SEARCH DOESNT FIND

I AM USING FUJITSU SCANSANP WITH DTOP. I AM A NEW USER AND WONDER WHY WHEN I TRY , THE RESULT VARIES. SOMETIMES A WORD ISNT FOUND AT ALL, OR IT IS FOUND IN FEWER DOCUMENTS THAN IT ACTUALLY APPEARS. SHOULD DT FIND EVERY INSTANCE OF A WORD IN EVERY DOCUMENT? ARE THERE SOME SETTINGS IN EITHER SCANSNAP MGR OR ADOBE OR DTOP THAT I SHOULD ADJUST?

Yes, DEVONthink should find every instance of every word in documents that meet the search criteria.

But if you are working with scanned documents that have been OCRed, it’s possible that a word that you can read in the image layer of the PDF wasn’t recognized properly and so doesn’t exist in the searchable text layer.

No OCR software is 100% accurate in recognizing the characters and words in images of printed text. Indeed, that’s the basis of logon security procedures that present to the human reader text characters that are misaligned or in strange-looking fonts.

We recommend that scans be done at 300 dpi to present the OCR software with sufficiently high resolution of the scanned images.

Even so, paper copy that contains unusual fonts, small fonts or blemishes such as coffee stains, penciled underlining or other marks, etc. can result in OCR mistakes.

It you have a PDF in which you can see a word in the screen image that cannot be found in a search of that document, try this: select that document in the view window list and choose Data > Convert > to plain text. This will produce a new text document that contains the text layer of the PDF. You will find that the word was indeed not included in the OCR result.

The ABBYY OCR software used in DT Pro Office is as good as it gets for OCR on the Mac. I use the highest setting for accuracy in Preferences > OCR and I choose languages appropriate for the copy I’m scanning. I scan at 300 dpi and I generally use the black & white setting to produce maximum contrast scans. Even so, for reasons such as those noted above, some copy will produce errors when the scans are OCRed.

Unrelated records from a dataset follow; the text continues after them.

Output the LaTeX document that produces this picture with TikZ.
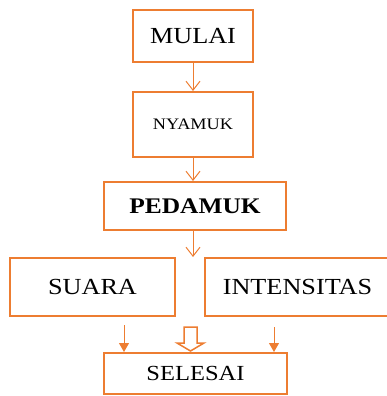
\documentclass[tikz,border=0pt]{standalone}
\usepackage{fontspec}
\setmainfont{Liberation Serif}[FakeStretch=1.14]
\usetikzlibrary{arrows.meta}
\definecolor{orng}{HTML}{ED7D31}
\begin{document}
\begin{tikzpicture}[x=1pt,y=-1pt,
  box/.style={draw=orng,line width=2pt,inner sep=0pt,text=black,
    minimum width=#1},
  big/.style={font=\fontsize{23}{25}\selectfont},
  conn/.style={draw=orng,line width=1pt},
  openarrow/.style={conn,-{Straight Barb[length=9pt,width=14pt,line width=1pt]}},
  filledarrow/.style={conn,-{Triangle[length=9pt,width=10pt]}}]
\useasboundingbox (0,0) rectangle (387,396);
\clip (0,0) rectangle (387,396);
\node[box=120pt,minimum height=52pt,big] (mulai) at (193,36) {MULAI};
\node[box=120pt,minimum height=65pt,font=\fontsize{16}{18}\selectfont] (nyamuk) at (193,124.5) {NYAMUK};
\node[box=182pt,minimum height=48pt,font=\fontsize{22.3}{24}\selectfont\bfseries] (pedamuk) at (195,206) {PEDAMUK};
\node[box=165pt,minimum height=58pt,big] (suara) at (92.5,287) {SUARA};
\node[box=185pt,minimum height=58pt,big] (intensitas) at (297.5,287) {INTENSITAS};
\node[box=183pt,minimum height=41pt,font=\fontsize{21.5}{23}\selectfont] (selesai) at (195.5,373.5) {SELESAI};
\coordinate (c3) at (193,257);
\coordinate (la) at (124,325);
\coordinate (ra) at (274,327);
\draw[openarrow] (mulai.south) -- (nyamuk.north);
\draw[openarrow] (nyamuk.south) -- (nyamuk.south |- pedamuk.north);
\draw[openarrow] (c3 |- pedamuk.south) -- (c3);
\draw[filledarrow] (la) -- (la |- selesai.north);
\draw[filledarrow] (ra) -- (ra |- selesai.north);
\draw[draw=orng,line width=1.5pt,line join=miter] (184,327) -- (197,327) -- (197,343) -- (204,343) -- (190.5,351) -- (177,343) -- (184,343) -- cycle;
\end{tikzpicture}
\end{document}
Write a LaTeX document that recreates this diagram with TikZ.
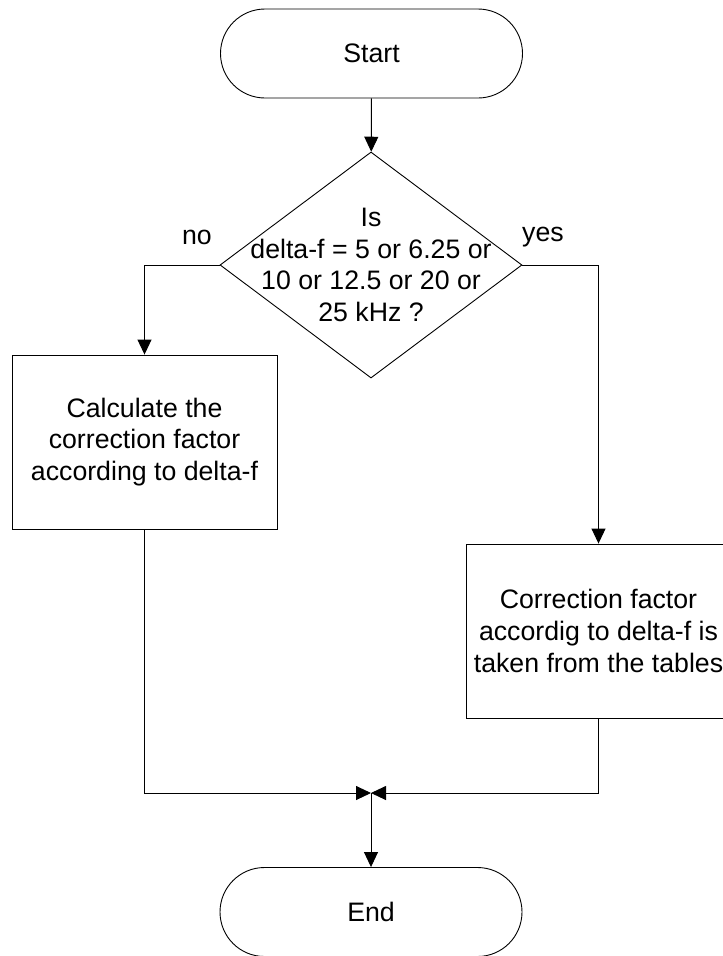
\documentclass[tikz,border=0pt]{standalone}
\usepackage{fontspec}
\setmainfont{Liberation Sans}
\usetikzlibrary{shapes.geometric,shapes.misc,arrows.meta}
\begin{document}
\begin{tikzpicture}[x=1pt,y=-1pt,
  every node/.style={font=\fontsize{26.7}{31.7}\selectfont, inner sep=0pt},
  line/.style={draw=black, line width=0.9pt},
  arr/.style={line, -{Triangle[length=15pt,width=14pt]}},
  terminal/.style={line, rounded rectangle, minimum width=302pt, minimum height=89pt},
  decision/.style={line, diamond, minimum width=302pt, minimum height=226pt},
  process/.style={line, rectangle, minimum width=265pt, minimum height=174pt, align=center},
  lbl/.style={}]
  % page frame
  \useasboundingbox (0,0) rectangle (723,956);
  \fill[white] (0,0) rectangle (723,956);

  % flowchart nodes
  \node[terminal] (start) at (371.5,53.5) {Start};
  \node[decision] (dec) at (371,265) {};
  \node[align=center] (dectext) at (371,265) {Is\\delta-f = 5 or 6.25 or\\10 or 12.5 or 20 or\\25 kHz ?};
  \node[process] (calc) at (144.5,442) {Calculate the\\correction factor\\according to delta-f};
  \node[process] (table) at (598.5,631) {Correction factor\\accordig to delta-f is\\taken from the tables};
  \node[terminal] (end) at (371,912) {End};
  \coordinate (merge) at (371,793);

  % branch labels
  \node[lbl] (no) at (197,237) {no};
  \node[lbl] (yes) at (543,237) {yes};

  % connectors
  \draw[arr] (start) -- (dec);
  \draw[arr] (dec.west) -| (calc.north);
  \draw[arr] (dec.east) -| (table.north);
  \draw[arr] (calc.south) |- (merge);
  \draw[arr] (table.south) |- (merge);
  \draw[arr] (merge) -- (end);
\end{tikzpicture}
\end{document}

I’m extremely pleased with the accuracy of OCR of scans produced by my ScanSnap. Not all scanners are of equal quality, as is also the case with digital cameras. And in the case of flatbed scanners, don’t let the glass plate get smudged and dirty, as that will reduce image quality (like a dirty lens in a camera). Some scanners provide a routine to calibrate (optimize) scans; use it periodically if that’s available.

Scanners have mechanical components. Either the paper copy is moved through a feeder, or the optics move across the paper copy. Misalignment or speed variations will reduce image quality.

I think my problem may be my Scansnap settings. In the Scansnap settings, which application should I choose - Scan to FIle or Adobe or Scan to Searchable PDF?

If “Use Quick Menus” is checked, uncheck it. Now you can open the configuration tabs in ScanSnap Manager and set up to scan to DT Pro Office.

I have a variation on this problem. A scanned document, from HP Officejet Pro 8500, imported into the main inbox using OCR, then copied to a sub folder, no problem so far.

I can open the document choose a word most likely only found in that document, highlight it, look it up in the dictionary, get a definition no problem. So the OCR has worked fine.

However go out to the main inbox and do a search for the same word and the document cannot be found. Go to the previously mentioned sub folder and do the search again, and hey presto it finds the document. What am I doing wrong? Am on 30 day license trial, but like what I see so far, this is just a bit of a niggle to overcome.

I suspect the reason the document isn’t being found is that the search isn’t set for the database in which the document is located.

Try the full Search window (Tools > Search). Check to make certain that the search spans all open databases, or the specific database in which that document is located.